Dancin' & Prancin' album cover
Dancin' & Prancin'


Salsoul Records

Far and away the best disco album fronted by a 50-something musician who got his start before even rock and roll was a thing, Candido’s Dancin’ & Prancin' took a somewhat off-kilter idea — hey, let’s get a veteran Afro-Cuban congalero in the studio and see what we can get happening for the dancefloor — to its ideally feverish conclusion. As one of those LPs that manages to get a ton of mileage out of just four songs — three of which push past the nine-minute mark — Dancin’ & Prancin' thrives because it feels like a big-budget studio-session group letting their freeform jam-session tendencies loose.

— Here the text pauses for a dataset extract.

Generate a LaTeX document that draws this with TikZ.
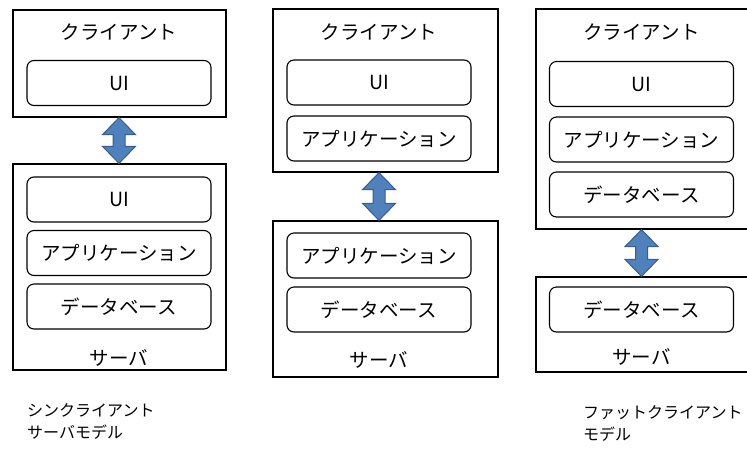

Candido’s role is crucial, of course; as the man of the hour, his blistering performance through a wide array of Latin percussion provides both a steady rhythmic hand and an unpredictably emphatic sense of dynamic intensity. (The opportunity to hear him go absolutely all-out on Olatunji’s “Jingo” is worth it in itself — he finds pretty much every available space to elaborate between the lines of the 4/4 beat that it feels like a deliberate riposte to disco’s rep for repetition.) But in another, less-heralded way, this is also an excellent Louis Small showcase: the Bronx-rooted Latinaires co-founder makes like the Keith Emerson of Latin soul on three of the four tracks here (“Jingo”, the ebullient title cut, and the muy misterioso “Thousand Finger Man”), riffing off Candido’s percussion with a litany of percussively-propulsive yet melodically lively keyboards ranging from funky clavinet to space-age Arp synths to house-anticipating piano.